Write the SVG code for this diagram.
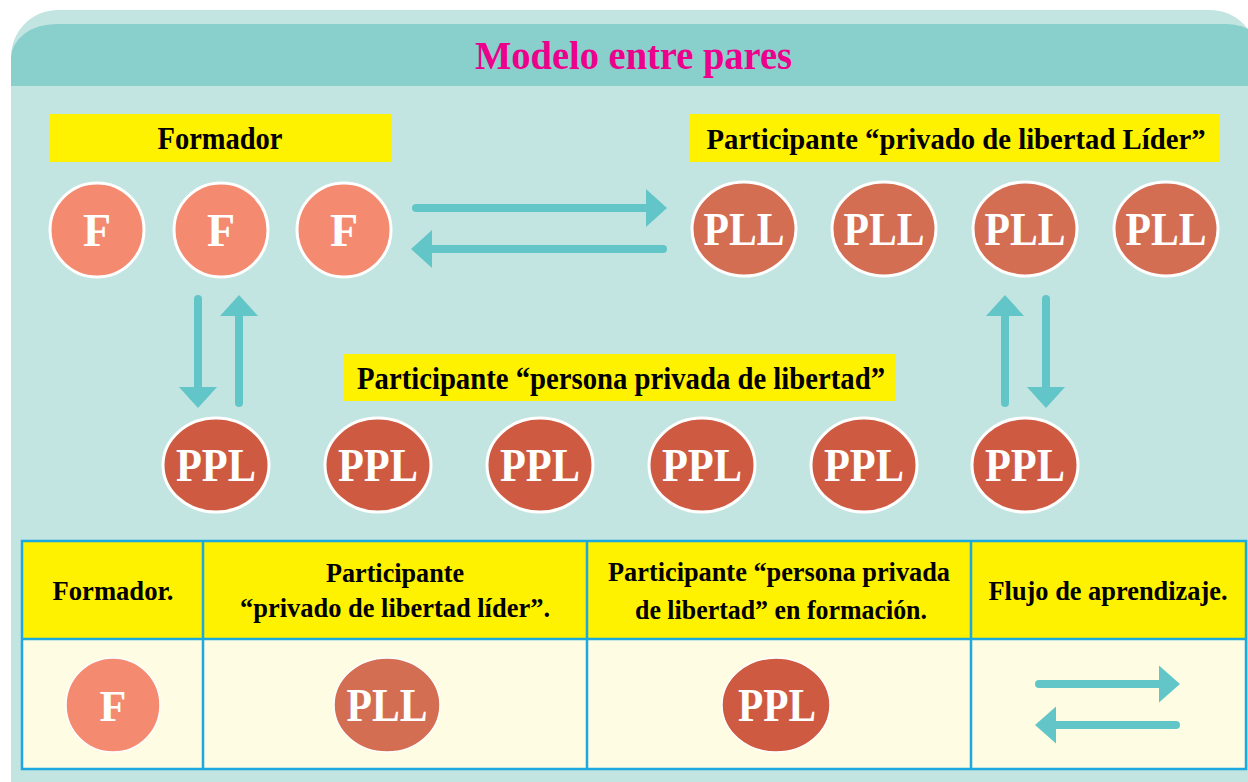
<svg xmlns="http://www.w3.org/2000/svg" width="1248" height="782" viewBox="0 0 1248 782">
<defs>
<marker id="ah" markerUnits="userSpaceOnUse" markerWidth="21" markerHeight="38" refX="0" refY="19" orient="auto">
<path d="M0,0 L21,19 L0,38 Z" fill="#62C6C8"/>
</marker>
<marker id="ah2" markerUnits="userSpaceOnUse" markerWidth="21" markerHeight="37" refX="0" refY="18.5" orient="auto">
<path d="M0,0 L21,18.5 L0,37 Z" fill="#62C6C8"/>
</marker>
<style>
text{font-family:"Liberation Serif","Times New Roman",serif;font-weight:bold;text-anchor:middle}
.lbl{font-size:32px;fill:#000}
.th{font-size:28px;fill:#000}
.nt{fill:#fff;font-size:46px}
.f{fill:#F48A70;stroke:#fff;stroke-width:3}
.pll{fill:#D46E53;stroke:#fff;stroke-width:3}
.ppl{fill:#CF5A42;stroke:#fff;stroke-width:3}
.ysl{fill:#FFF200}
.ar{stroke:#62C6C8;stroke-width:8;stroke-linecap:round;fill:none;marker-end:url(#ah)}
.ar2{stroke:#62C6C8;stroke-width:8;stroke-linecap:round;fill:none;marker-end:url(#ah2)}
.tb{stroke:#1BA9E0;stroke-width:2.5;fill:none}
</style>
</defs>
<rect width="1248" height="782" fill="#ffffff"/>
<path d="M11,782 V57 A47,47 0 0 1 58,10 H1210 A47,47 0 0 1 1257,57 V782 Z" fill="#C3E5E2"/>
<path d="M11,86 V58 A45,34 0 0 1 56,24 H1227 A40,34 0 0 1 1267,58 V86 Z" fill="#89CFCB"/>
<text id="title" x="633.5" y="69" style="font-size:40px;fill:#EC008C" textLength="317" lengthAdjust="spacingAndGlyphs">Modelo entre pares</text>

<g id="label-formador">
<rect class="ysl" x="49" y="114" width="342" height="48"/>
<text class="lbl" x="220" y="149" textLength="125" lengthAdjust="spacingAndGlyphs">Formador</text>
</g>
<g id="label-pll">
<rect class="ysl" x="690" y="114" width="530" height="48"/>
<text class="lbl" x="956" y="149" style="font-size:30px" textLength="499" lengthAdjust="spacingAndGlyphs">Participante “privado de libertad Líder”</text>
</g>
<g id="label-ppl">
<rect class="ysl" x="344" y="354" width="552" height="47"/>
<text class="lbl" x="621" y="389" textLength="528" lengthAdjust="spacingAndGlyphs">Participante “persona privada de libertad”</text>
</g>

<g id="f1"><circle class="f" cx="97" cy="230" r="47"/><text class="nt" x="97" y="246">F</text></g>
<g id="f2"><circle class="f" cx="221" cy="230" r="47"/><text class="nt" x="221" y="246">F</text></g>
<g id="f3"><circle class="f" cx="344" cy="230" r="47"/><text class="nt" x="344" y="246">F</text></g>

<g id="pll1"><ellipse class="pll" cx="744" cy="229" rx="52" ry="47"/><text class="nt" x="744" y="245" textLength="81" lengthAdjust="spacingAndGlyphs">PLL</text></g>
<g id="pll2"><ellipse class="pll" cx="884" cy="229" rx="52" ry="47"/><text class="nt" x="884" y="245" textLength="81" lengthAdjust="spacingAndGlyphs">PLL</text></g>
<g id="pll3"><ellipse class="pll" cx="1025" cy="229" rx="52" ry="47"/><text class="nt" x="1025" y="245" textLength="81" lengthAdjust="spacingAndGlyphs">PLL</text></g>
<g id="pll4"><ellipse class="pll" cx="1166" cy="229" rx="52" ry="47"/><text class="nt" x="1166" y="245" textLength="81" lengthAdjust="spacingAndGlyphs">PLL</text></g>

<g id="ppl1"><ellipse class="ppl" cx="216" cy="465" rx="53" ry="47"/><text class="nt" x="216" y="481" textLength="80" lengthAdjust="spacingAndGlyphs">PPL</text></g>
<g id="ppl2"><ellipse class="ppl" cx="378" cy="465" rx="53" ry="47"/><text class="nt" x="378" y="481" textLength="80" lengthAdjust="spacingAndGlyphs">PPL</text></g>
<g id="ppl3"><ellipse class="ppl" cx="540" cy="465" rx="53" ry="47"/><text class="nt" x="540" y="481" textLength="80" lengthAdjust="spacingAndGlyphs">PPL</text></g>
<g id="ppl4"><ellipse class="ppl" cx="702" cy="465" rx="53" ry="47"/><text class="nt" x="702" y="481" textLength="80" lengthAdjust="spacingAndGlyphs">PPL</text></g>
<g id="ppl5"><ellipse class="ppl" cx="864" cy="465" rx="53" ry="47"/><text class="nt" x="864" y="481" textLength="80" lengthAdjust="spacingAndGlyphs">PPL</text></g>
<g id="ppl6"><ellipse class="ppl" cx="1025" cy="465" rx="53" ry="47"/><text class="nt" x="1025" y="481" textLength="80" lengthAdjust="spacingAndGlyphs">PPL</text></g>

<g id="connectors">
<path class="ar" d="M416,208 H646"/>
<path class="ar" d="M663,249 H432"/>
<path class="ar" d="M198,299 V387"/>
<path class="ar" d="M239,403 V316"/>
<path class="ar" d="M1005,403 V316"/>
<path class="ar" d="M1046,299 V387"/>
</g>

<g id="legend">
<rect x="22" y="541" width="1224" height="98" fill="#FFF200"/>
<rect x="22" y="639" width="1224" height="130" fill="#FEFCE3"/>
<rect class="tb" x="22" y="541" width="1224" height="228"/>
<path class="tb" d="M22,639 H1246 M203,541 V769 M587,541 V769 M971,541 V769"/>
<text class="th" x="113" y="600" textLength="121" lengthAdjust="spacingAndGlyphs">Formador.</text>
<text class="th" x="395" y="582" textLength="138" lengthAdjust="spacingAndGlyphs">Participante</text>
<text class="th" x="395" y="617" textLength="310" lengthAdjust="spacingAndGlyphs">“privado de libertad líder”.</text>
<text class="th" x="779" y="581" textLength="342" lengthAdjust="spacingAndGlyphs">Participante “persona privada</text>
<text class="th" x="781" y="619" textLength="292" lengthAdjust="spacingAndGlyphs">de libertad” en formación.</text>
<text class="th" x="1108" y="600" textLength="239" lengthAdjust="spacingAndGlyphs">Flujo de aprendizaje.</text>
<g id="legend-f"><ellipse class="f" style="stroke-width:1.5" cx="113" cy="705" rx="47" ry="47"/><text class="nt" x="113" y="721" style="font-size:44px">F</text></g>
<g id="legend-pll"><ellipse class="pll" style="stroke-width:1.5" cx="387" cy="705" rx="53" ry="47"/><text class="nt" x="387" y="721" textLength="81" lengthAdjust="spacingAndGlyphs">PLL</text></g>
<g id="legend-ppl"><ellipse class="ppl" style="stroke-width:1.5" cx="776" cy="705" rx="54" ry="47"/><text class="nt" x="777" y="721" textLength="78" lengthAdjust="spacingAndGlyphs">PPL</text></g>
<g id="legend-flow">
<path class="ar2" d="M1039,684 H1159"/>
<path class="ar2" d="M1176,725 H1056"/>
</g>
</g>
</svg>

+ + + + + + +

**TASK DETAILS:** Write out again every line above exactly as given; the pictures do not belong in the copy.

**RESULT OF THIS EXERCISE:**
Write the SVG code for this diagram.
<svg xmlns="http://www.w3.org/2000/svg" width="1248" height="782" viewBox="0 0 1248 782">
<defs>
<marker id="ah" markerUnits="userSpaceOnUse" markerWidth="21" markerHeight="38" refX="0" refY="19" orient="auto">
<path d="M0,0 L21,19 L0,38 Z" fill="#62C6C8"/>
</marker>
<marker id="ah2" markerUnits="userSpaceOnUse" markerWidth="21" markerHeight="37" refX="0" refY="18.5" orient="auto">
<path d="M0,0 L21,18.5 L0,37 Z" fill="#62C6C8"/>
</marker>
<style>
text{font-family:"Liberation Serif","Times New Roman",serif;font-weight:bold;text-anchor:middle}
.lbl{font-size:32px;fill:#000}
.th{font-size:28px;fill:#000}
.nt{fill:#fff;font-size:46px}
.f{fill:#F48A70;stroke:#fff;stroke-width:3}
.pll{fill:#D46E53;stroke:#fff;stroke-width:3}
.ppl{fill:#CF5A42;stroke:#fff;stroke-width:3}
.ysl{fill:#FFF200}
.ar{stroke:#62C6C8;stroke-width:8;stroke-linecap:round;fill:none;marker-end:url(#ah)}
.ar2{stroke:#62C6C8;stroke-width:8;stroke-linecap:round;fill:none;marker-end:url(#ah2)}
.tb{stroke:#1BA9E0;stroke-width:2.5;fill:none}
</style>
</defs>
<rect width="1248" height="782" fill="#ffffff"/>
<path d="M11,782 V57 A47,47 0 0 1 58,10 H1210 A47,47 0 0 1 1257,57 V782 Z" fill="#C3E5E2"/>
<path d="M11,86 V58 A45,34 0 0 1 56,24 H1227 A40,34 0 0 1 1267,58 V86 Z" fill="#89CFCB"/>
<text id="title" x="633.5" y="69" style="font-size:40px;fill:#EC008C" textLength="317" lengthAdjust="spacingAndGlyphs">Modelo entre pares</text>

<g id="label-formador">
<rect class="ysl" x="49" y="114" width="342" height="48"/>
<text class="lbl" x="220" y="149" textLength="125" lengthAdjust="spacingAndGlyphs">Formador</text>
</g>
<g id="label-pll">
<rect class="ysl" x="690" y="114" width="530" height="48"/>
<text class="lbl" x="956" y="149" style="font-size:30px" textLength="499" lengthAdjust="spacingAndGlyphs">Participante “privado de libertad Líder”</text>
</g>
<g id="label-ppl">
<rect class="ysl" x="344" y="354" width="552" height="47"/>
<text class="lbl" x="621" y="389" textLength="528" lengthAdjust="spacingAndGlyphs">Participante “persona privada de libertad”</text>
</g>

<g id="f1"><circle class="f" cx="97" cy="230" r="47"/><text class="nt" x="97" y="246">F</text></g>
<g id="f2"><circle class="f" cx="221" cy="230" r="47"/><text class="nt" x="221" y="246">F</text></g>
<g id="f3"><circle class="f" cx="344" cy="230" r="47"/><text class="nt" x="344" y="246">F</text></g>

<g id="pll1"><ellipse class="pll" cx="744" cy="229" rx="52" ry="47"/><text class="nt" x="744" y="245" textLength="81" lengthAdjust="spacingAndGlyphs">PLL</text></g>
<g id="pll2"><ellipse class="pll" cx="884" cy="229" rx="52" ry="47"/><text class="nt" x="884" y="245" textLength="81" lengthAdjust="spacingAndGlyphs">PLL</text></g>
<g id="pll3"><ellipse class="pll" cx="1025" cy="229" rx="52" ry="47"/><text class="nt" x="1025" y="245" textLength="81" lengthAdjust="spacingAndGlyphs">PLL</text></g>
<g id="pll4"><ellipse class="pll" cx="1166" cy="229" rx="52" ry="47"/><text class="nt" x="1166" y="245" textLength="81" lengthAdjust="spacingAndGlyphs">PLL</text></g>

<g id="ppl1"><ellipse class="ppl" cx="216" cy="465" rx="53" ry="47"/><text class="nt" x="216" y="481" textLength="80" lengthAdjust="spacingAndGlyphs">PPL</text></g>
<g id="ppl2"><ellipse class="ppl" cx="378" cy="465" rx="53" ry="47"/><text class="nt" x="378" y="481" textLength="80" lengthAdjust="spacingAndGlyphs">PPL</text></g>
<g id="ppl3"><ellipse class="ppl" cx="540" cy="465" rx="53" ry="47"/><text class="nt" x="540" y="481" textLength="80" lengthAdjust="spacingAndGlyphs">PPL</text></g>
<g id="ppl4"><ellipse class="ppl" cx="702" cy="465" rx="53" ry="47"/><text class="nt" x="702" y="481" textLength="80" lengthAdjust="spacingAndGlyphs">PPL</text></g>
<g id="ppl5"><ellipse class="ppl" cx="864" cy="465" rx="53" ry="47"/><text class="nt" x="864" y="481" textLength="80" lengthAdjust="spacingAndGlyphs">PPL</text></g>
<g id="ppl6"><ellipse class="ppl" cx="1025" cy="465" rx="53" ry="47"/><text class="nt" x="1025" y="481" textLength="80" lengthAdjust="spacingAndGlyphs">PPL</text></g>

<g id="connectors">
<path class="ar" d="M416,208 H646"/>
<path class="ar" d="M663,249 H432"/>
<path class="ar" d="M198,299 V387"/>
<path class="ar" d="M239,403 V316"/>
<path class="ar" d="M1005,403 V316"/>
<path class="ar" d="M1046,299 V387"/>
</g>

<g id="legend">
<rect x="22" y="541" width="1224" height="98" fill="#FFF200"/>
<rect x="22" y="639" width="1224" height="130" fill="#FEFCE3"/>
<rect class="tb" x="22" y="541" width="1224" height="228"/>
<path class="tb" d="M22,639 H1246 M203,541 V769 M587,541 V769 M971,541 V769"/>
<text class="th" x="113" y="600" textLength="121" lengthAdjust="spacingAndGlyphs">Formador.</text>
<text class="th" x="395" y="582" textLength="138" lengthAdjust="spacingAndGlyphs">Participante</text>
<text class="th" x="395" y="617" textLength="310" lengthAdjust="spacingAndGlyphs">“privado de libertad líder”.</text>
<text class="th" x="779" y="581" textLength="342" lengthAdjust="spacingAndGlyphs">Participante “persona privada</text>
<text class="th" x="781" y="619" textLength="292" lengthAdjust="spacingAndGlyphs">de libertad” en formación.</text>
<text class="th" x="1108" y="600" textLength="239" lengthAdjust="spacingAndGlyphs">Flujo de aprendizaje.</text>
<g id="legend-f"><ellipse class="f" style="stroke-width:1.5" cx="113" cy="705" rx="47" ry="47"/><text class="nt" x="113" y="721" style="font-size:44px">F</text></g>
<g id="legend-pll"><ellipse class="pll" style="stroke-width:1.5" cx="387" cy="705" rx="53" ry="47"/><text class="nt" x="387" y="721" textLength="81" lengthAdjust="spacingAndGlyphs">PLL</text></g>
<g id="legend-ppl"><ellipse class="ppl" style="stroke-width:1.5" cx="776" cy="705" rx="54" ry="47"/><text class="nt" x="777" y="721" textLength="78" lengthAdjust="spacingAndGlyphs">PPL</text></g>
<g id="legend-flow">
<path class="ar2" d="M1039,684 H1159"/>
<path class="ar2" d="M1176,725 H1056"/>
</g>
</g>
</svg>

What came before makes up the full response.